Building the Bootstrap: Lunar Launchpads & Deep-Space Shipyards

None of this can happen overnight.

The Moon is the first domino. Low gravity, no atmosphere, and abundant metals make it the perfect shipyard. Solar-powered furnaces can run full-time. Mining operations can extract regolith & separate aluminum, iron & rare earths. And launching is cheap at one-sixth the gravity and no atmosphere means only a small fraction of the cost of the most efficient Earth-based liftoffs. Once established on the Moon, we will build the robots. With robots, we begin mining the materials. With the materials and the capabilities learned on the way, we forge the KLuGe. Construction proceeds in phases: prospectors establish outposts beyond Mars. Slugs assembled there would require supply vessels to send components sunward because orbital transfers would require a mini-kluge to decelerate the masses at the construction site. A side benefit of the KLuGe once built is the ability to tune the speed of exiting mass, allowing it to send all that metal virtually anywhere, including beyond the Solar system. The KLuGe itself is built in close solar orbit by autonomous machines or remotely piloted drones. Human crews might stage at stations orbiting Venus for proximity & emergency response, but the core work happens where no person could survive, for long, only machines.

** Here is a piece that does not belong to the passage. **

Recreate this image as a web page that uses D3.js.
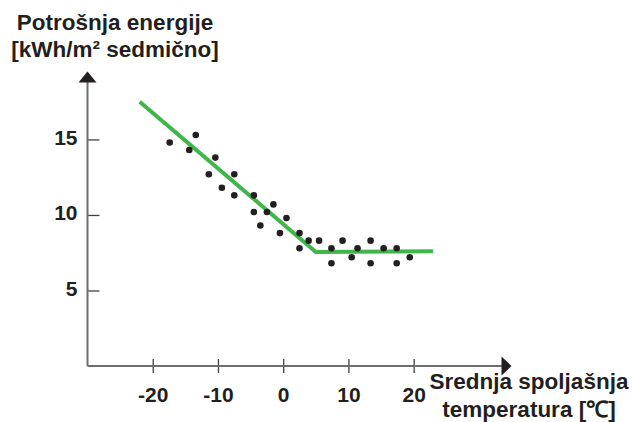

A Clean, Infinite, Unstoppable Engine

The final product is a power system of unmatched capacity. It is decentralized: any metallic or metalloid asteroid can become "fuel", any orbital station can become a receiver for virtually unlimited beamed power depending only on the size of the receiver. Getting the energy down to Earth is a bit more complex, but not impossibly so. It is safe: gravity does the heavy lifting, and trajectories are plotted to ensure no accidents are possible once "embarked" with plenty of time to intercept "mistakes". Onboard steering would be solely for minor corrections.

It is the ultimate in renewable resources, not only are there multi-teratons of the proper materials floating around beyond Mars, the KLuGe can throw to itself! Exiting slugs can be sent out to return again with a lower return, then again, and again until the last usable burst of power leaves our heroic wayfarer, eventually, wherever it will be most useful.

It scales: as humanity grows, we simply build the KLuGe longer or build more of them.

No magic. No fusion. No wormholes. Minimal impact on the physical Earth. Just mass, motion & magnets creating essentially limitless power.

Why It Matters

Right now, we’re stuck in a low-energy economy. Not because we don’t have energy, but because we lack ways to scale it without wrecking the planet. The KLuGe gives us options. It enables, nay, requires megastructures, interplanetary industries, space habitats, experimental physics beyond the Standard Model, and who knows what in the centuries ahead. It reclaims what science fiction promised: not just bold ideas, but bold technologies as monumental as their effects. A Hoover Dam or Zuider Zee for the third Millennium. The future doesn’t need more slogans. It needs engines and the KLuGe - a ring of magnets floating in sunlight, a cannon turned into a generator, a metallic comet slowed to a crawl emitting lightning, - may be the lever we require to make Prometheus truly proud.